Business Problem
- Manual Classification Bottleneck: Ledgebrook's underwriting team had to manually classify documents, leading to inefficiencies and delays.
- High Risk of Misclassification: Errors in categorization disrupted underwriting workflows and impacted decision-making.
- Lack of Centralized Tracking: There was no system in place to track document groups and their relationships, making retrieval inefficient.
- Scalability Issues: As the volume of documents increased, manual processing became a bottleneck, limiting operational scalability.
About Ledgebrook
Ledgebrook receives various submission and policy documents via email, which need to be classified as loss run or non-loss run, processed, and stored efficiently for underwriting and claims processing. goML automated the document processing workflow, eliminating manual efforts.
Solution
goML developed an automated document classification and storage system leveraging AWS cloud services:
Document Ingestion & Storage: Documents received via email were automatically stored in an AWS S3 bucket, ensuring scalability and security. The pipeline starts by ingesting files from S3.

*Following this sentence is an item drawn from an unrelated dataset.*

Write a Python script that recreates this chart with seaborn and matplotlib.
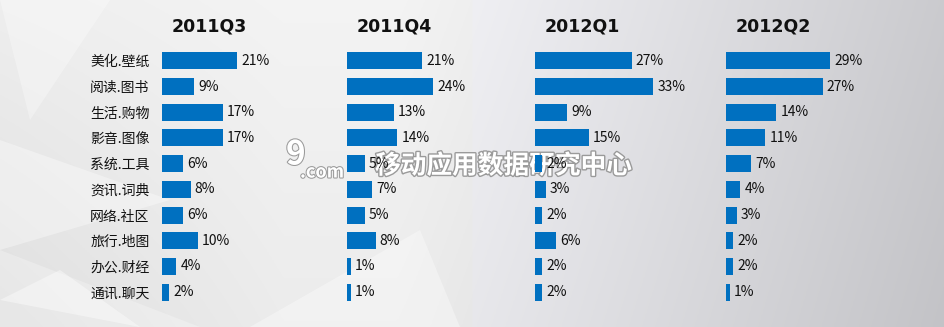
import numpy as np
import pandas as pd
import matplotlib
matplotlib.use('Agg')
import matplotlib.pyplot as plt
import matplotlib.patheffects as pe
from matplotlib.patches import Polygon
import seaborn as sns

categories = ['美化.壁纸', '阅读.图书', '生活.购物', '影音.图像', '系统.工具',
              '资讯.词典', '网络.社区', '旅行.地图', '办公.财经', '通讯.聊天']
quarters = ['2011Q3', '2011Q4', '2012Q1', '2012Q2']
q2011q3 = [21, 9, 17, 17, 6, 8, 6, 10, 4, 2]
q2011q4 = [21, 24, 13, 14, 5, 7, 5, 8, 1, 1]
q2012q1 = [27, 33, 9, 15, 2, 3, 2, 6, 2, 2]
q2012q2 = [29, 27, 14, 11, 7, 4, 3, 2, 2, 1]
series = [q2011q3, q2011q4, q2012q1, q2012q2]

sns.set_theme(style='white')
plt.rcParams['font.family'] = ['Noto Sans CJK SC', 'DejaVu Sans']

W, H = 945, 327
fig = plt.figure(figsize=(W / 100, H / 100), dpi=100)

# background gradient
bg = fig.add_axes([0, 0, 1, 1], zorder=-2)
bg.set_xlim(0, W); bg.set_ylim(H, 0); bg.axis('off')
yy, xx = np.mgrid[0:1:200j, 0:1:400j]
v = 0.955 - 0.16 * (np.clip(xx - 0.42, 0, None) / 0.58) ** 1.1 - 0.03 * yy \
    - 0.05 * np.clip(1 - xx / 0.3, 0, None) * (0.4 + yy * 0.6)
img = np.dstack([v, v, v + 0.015 * (xx > 0.5)])
bg.imshow(np.clip(img, 0, 1), extent=[0, W, H, 0], aspect='auto', zorder=0)
shapes = [
    ([(0, 140), (170, 200), (0, 250)], 0.35),
    ([(0, 250), (200, 327), (0, 327)], 0.25),
    ([(0, 0), (110, 0), (30, 120)], 0.3),
    ([(250, 327), (420, 230), (460, 327)], 0.35),
    ([(0, 300), (60, 270), (140, 327)], 0.4),
]
for pts, a in shapes:
    bg.add_patch(Polygon(pts, closed=True, facecolor='white', alpha=a, lw=0, zorder=1))

# watermark (drawn under the chart)
stroke = [pe.withStroke(linewidth=2, foreground='#9a9a9a')]
bg.text(375, 166, '移动应用数据研究中心', ha='left', va='center',
        fontsize=18.5, fontweight='bold', color='white', path_effects=stroke, zorder=2)
bg.text(300, 172, '.com', ha='left', va='center', fontsize=13,
        fontweight='bold', color='white',
        path_effects=[pe.withStroke(linewidth=1.5, foreground='#9a9a9a')], zorder=2)
bg.text(286, 155, '9', ha='left', va='center', fontsize=24,
        fontweight='bold', fontstyle='italic', color='white',
        path_effects=[pe.withStroke(linewidth=1.5, foreground='#9a9a9a')], zorder=2)

origins = [162, 347, 535, 726]
px_per_unit = 3.58
ax_w = 180
top, bottom = 48, 305
for k, (q, vals, x0) in enumerate(zip(quarters, series, origins)):
    ax = fig.add_axes([x0 / W, (H - bottom) / H, ax_w / W, (bottom - top) / H])
    ax.patch.set_alpha(0)
    df = pd.DataFrame({'category': categories, 'value': vals})
    sns.barplot(data=df, x='value', y='category', orient='h', color='#0070C0',
                saturation=1, width=0.66, ax=ax, order=categories, linewidth=0)
    ax.set_xlim(0, ax_w / px_per_unit)
    ax.set_ylim(len(categories) - 0.5, -0.5)
    for s in ax.spines.values():
        s.set_visible(False)
    ax.set_xticks([])
    ax.set_xlabel('')
    ax.set_ylabel('')
    if k == 0:
        ax.tick_params(axis='y', length=0, pad=9, labelsize=10, labelcolor='#111111')
    else:
        ax.set_yticks([])
    for i, val in enumerate(vals):
        ax.annotate(f'{val}%', (val, i), xytext=(3, 0), textcoords='offset points',
                    ha='left', va='center', fontsize=10, color='#111111')
    fig.text((x0 + 47) / W, 1 - 27 / H, q, ha='center', va='center',
             fontsize=12.5, fontweight='bold', color='#111111',
             family=['DejaVu Sans'])

fig.savefig('out.png', dpi=100)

Database Integration: Processed document details were stored in a PostgreSQL RDS database, while the documents themselves were vectorized and stored in OpenSearch.
AI-Based Classification: AWS Textract was used to extract text from the files, and AWS Bedrock was leveraged to classify documents into loss run and non-loss run categories.

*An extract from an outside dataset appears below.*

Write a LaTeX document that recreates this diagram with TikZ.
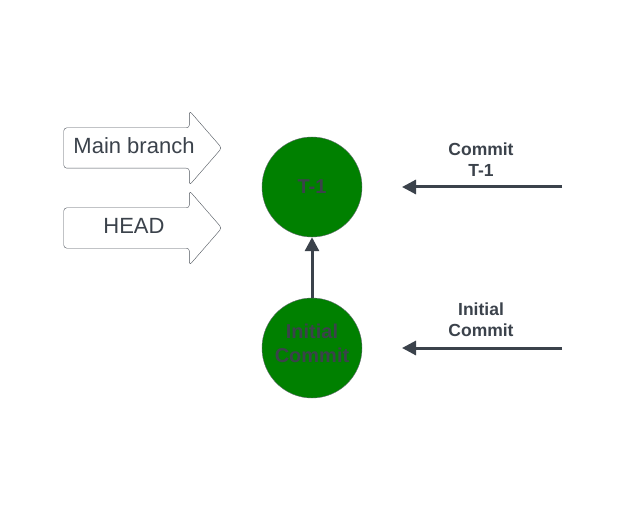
\documentclass[tikz,border=0pt]{standalone}
\usepackage{fontspec}
\setmainfont{Liberation Sans}
\usetikzlibrary{arrows.meta,shapes.arrows}

\definecolor{commitgreen}{RGB}{0,128,0}
\definecolor{inkgray}{RGB}{59,66,75}

\begin{document}
\begin{tikzpicture}[x=1pt,y=-1pt,
  commit/.style={circle, draw=inkgray!80, fill=commitgreen, minimum size=100pt,
    inner sep=0pt, text=inkgray, align=center, font=\fontsize{20}{24}\selectfont\bfseries},
  pointer/.style={single arrow, draw=inkgray!90, fill=white, text=inkgray,
    rounded corners=3pt, minimum height=158pt, minimum width=74pt,
    single arrow head extend=17pt, single arrow tip angle=98,
    text height=15pt, text depth=4pt, inner xsep=4pt, inner ysep=10.5pt,
    font=\fontsize{22}{26}\selectfont},
  link/.style={draw=inkgray, line width=3pt, -{Triangle[length=14pt,width=14pt]}},
  tag/.style={text=inkgray, align=center, font=\fontsize{17.5}{21}\selectfont\bfseries}]

\useasboundingbox (0,0) rectangle (644,521);

% commits
\node [commit] (t1) at (312,187) {T-1};
\node [commit, text depth=10pt] (init) at (312,348) {Initial\\Commit};
\draw [link] (init) -- (t1);

% branch pointers
\node [pointer] (main) at (134,148) {Main branch};
\node [pointer] (head) at (134,228) {HEAD};

% labels on the right
\coordinate (t1from) at (562,187);
\coordinate (t1to) at (402,187);
\coordinate (initfrom) at (562,348);
\coordinate (initto) at (402,348);
\draw [link] (t1from) -- (t1to);
\draw [link] (initfrom) -- (initto);
\node [tag] (t1lbl) at (481,160) {Commit\\T-1};
\node [tag] (initlbl) at (481,320) {Initial\\Commit};

\end{tikzpicture}
\end{document}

Search & Retrieval: Indexed metadata in OpenSearch Serverless allowed underwriters to quickly retrieve documents based on classification.
Token-Based Document Grouping: A unique aiDocumentSessionToken was assigned to each group of related files, enabling seamless tracking.
Architecture
- API Layer
FastAPI POST endpoint (/ai/documents/) handles requests.
Generates or retrieves aiDocumentSessionToken.
Returns the aiDocumentSessionToken to the user. - Background Processing
A background task is initiated to process the documents.
Connects to AWS S3 bucket and PostgreSQL Aurora RDS. - Session Management
Checks if aiDocumentSessionToken exists in PostgreSQL RDS:
If Yes → Retrieves existing file information and filters out already processed files.
If No → Creates a new session record in the database. - Document Classification
Uses AWS Textract to extract text.
Uses AWS Bedrock for classification into Loss Run and Non-Loss Run categories.
Updates PostgreSQL RDS with classified files.
Indexes Non-Loss Run documents in AWS OpenSearch. - Integration with Other Services
Triggers the Loss Run Service for extracting key loss run data.
Calls the Liability Code Service to extract Class Codes, Class Code description, NAICS, NAICS description, SIC, and exposure amount.
Sends a document issues webhook if any document processing errors occur. - Storage & Retrieval
Stores documents securely in AWS S3.
Updates metadata in PostgreSQL Aurora RDS.
Enables fast retrieval and analytics through AWS OpenSearch.